Voters also expect the prime minister to honour the manifesto promises of 2019 – regardless of the coronavirus crisis.
Brexit must be done by the end of the year and the investment into their communities must come.
Pauline and her 83-year-old mum Dot, who I got chatting to in the Tudor Cafe in Bylth, were very matter-of-fact about what lay ahead. “It’s going to be very hard for Blyth,” she said.
But Pauline, who was bringing her mum out to the cafe for the first time in five months, also spoke of the optimism she still felt about her community’s prospects.
“I really do live in hope. They are talking about bringing the railway back, we need to bring more shops into the town centre.
“I’m on my soapbox because I just feel so passionate about it,” she said. “It’s just forgotten. Forgotten. I hope it comes together and they do it because I think we could bring a lot of people into Blyth.
“We’ve given someone else a chance, let’s see what happens. You now, that’s all you can do. People wanted a change.”
But the economic landscape on which those promises were made hasn’t just shifted, it’s completely transformed. In two months the economy has contracted by 25%; 18 years of growth gone in a matter of weeks.
The chancellor has committed over £300bn in government support and additional public funding committed since 11 March via the furlough scheme, more generous benefits, business grants, public spending, tax deferrals and loans.
The fiscal watchdog predicts government borrowing will reach £370bn this year and says getting the government’s debt down to about 75% of GDP would require tax rises or spending cuts of about £60bn, every decade, for the next 50 years.
Which raises the obvious question of whether the government has the economic firepower and political will to fulfil the promises they made.
The coronavirus crisis has cast a long economic shadow on the UK and at some point ministers will have to start clawing money back rather than just dishing it out.
Mr Johnson renewed his vows to the red wall in his Dudley speech at the end of June when he reiterated his “mission to unite and to level up” and “build, build, build” our way back to prosperity with more economic interventionism. His own “new deal”.
But he knows there is an obvious tension between his vision of Rooseveltian economic interventionism and the instincts of a party defined in the principles of low taxes, the free market, the small state.
The Conservatives’ political rivals think this is a tension that could hurt Mr Johnson and help them slowly win back support ahead of the next election.
“The areas that are going to be most hard hit by the job losses are going to be seats Boris Johnson won in the North East and the Midlands,” says one senior Labour figure.
“These places risk the biggest spikes in unemployment because they are low-skilled jobs and more heavily focuses on retail and a manufacturing base as well.
“There will be a tension between the Tory 2019 intake and the rest of the party – and not just on a philosophical basis but on a practical basis of constituency pressure.”
Since this crisis began, regional disparities have widened – and things are going in the wrong direction for the North East.
Mr Johnson’s task right now is to try to kickstart the economy.
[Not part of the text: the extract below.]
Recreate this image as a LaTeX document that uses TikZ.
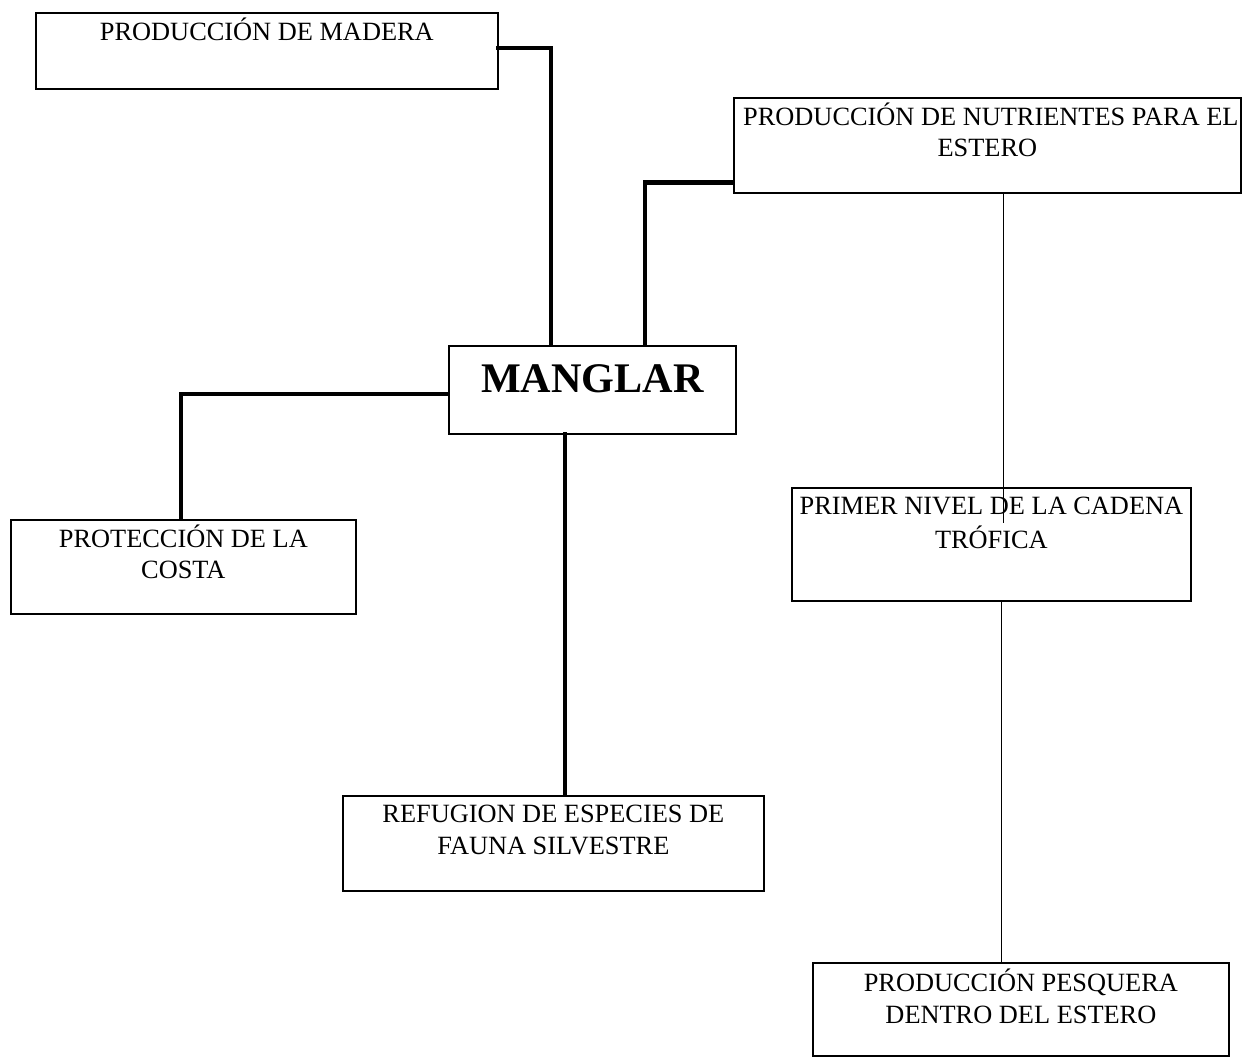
\documentclass[tikz,border=0pt]{standalone}
\usepackage{fontspec}
\setmainfont{Liberation Serif}
\usepackage{tikz}
\usetikzlibrary{
  calc,
  positioning}

% box contents: [top gap]{width px}{height px}{text}
\newcommand{\caja}[4][2.6pt]{%
  \parbox[c][\dimexpr 0.02cm*#3\relax][t]{\dimexpr 0.02cm*#2\relax}{%
    \centering\vspace*{#1}\strut#4}}

\begin{document}
\begin{tikzpicture}[x=0.02cm,y=-0.02cm]
\tikzset{
  caja/.style={
    draw,
    line width=1pt,
    inner sep=0pt,
    anchor=north west,
    font=\fontsize{15}{18}\selectfont,
  },
  grueso/.style={
    line width=2.6pt,
    line cap=rect,
  },
  fino/.style={
    line width=0.5pt,
  },
}
\useasboundingbox (0,0) rectangle (1253,1057);

\node[caja] (madera) at (35,12) {\caja{462}{76}{PRODUCCIÓN DE MADERA}};
\node[caja] (nutrientes) at (733,97)
  {\caja{507}{95}{\hspace*{4pt}PRODUCCIÓN DE NUTRIENTES PARA EL\\ESTERO}};
\node[caja] (manglar) at (448,345)
  {\caja[10.8pt]{287}{88}{\fontsize{24}{28}\selectfont\bfseries MANGLAR}};
\node[caja] (costa) at (10,519) {\caja{345}{94}{PROTECCIÓN DE LA\\COSTA}};
\node[caja] (refugio) at (342,795) {\caja{421}{95}{REFUGION DE ESPECIES DE\\FAUNA SILVESTRE}};
\node[caja] (primer) at (791,487) {\caja{399}{113}{PRIMER NIVEL DE LA CADENA\\TRÓFICA}};
\node[caja] (pesquera) at (812,962) {\caja[3.5pt]{416}{93}{PRODUCCIÓN PESQUERA\\DENTRO DEL ESTERO}};

% thick links from MANGLAR
\draw[grueso] ($(madera.east)+(0,-3)$) -| ($(manglar.north west)+(103,0)$);
\draw[grueso] ($(manglar.north west)+(197,0)$) |- ($(nutrientes.south west)+(0,-11)$);
\draw[grueso] ($(manglar.west)+(0,4)$) -| ($(costa.north west)+(171,0)$);
\draw[grueso] ($(manglar.south west)+(117,0)$) coordinate (m1) -- (m1 |- refugio.north);

% thin chain on the right
\draw[fino] ($(nutrientes.south west)+(270,0)$) coordinate (n1) -- ($(n1 |- primer.north)+(0,36)$);
\draw[fino] ($(primer.south west)+(210,0)$) coordinate (p1) -- (p1 |- pesquera.north);
\end{tikzpicture}
\end{document}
The task in the coming years is to rebuild the national economy while also trying to close regional gaps. It was already a Herculean task to achieve and COVID-19 has made it harder still.
“It’s going to be very, very difficult. Very difficult,” agrees Sam Zair, but the promises still stand.
“I think [this government] knows at the back of their minds places such as Bishop Auckland, the North and the rest of the North East towns, they have still got to deliver in this neck of the woods in five years’ time.”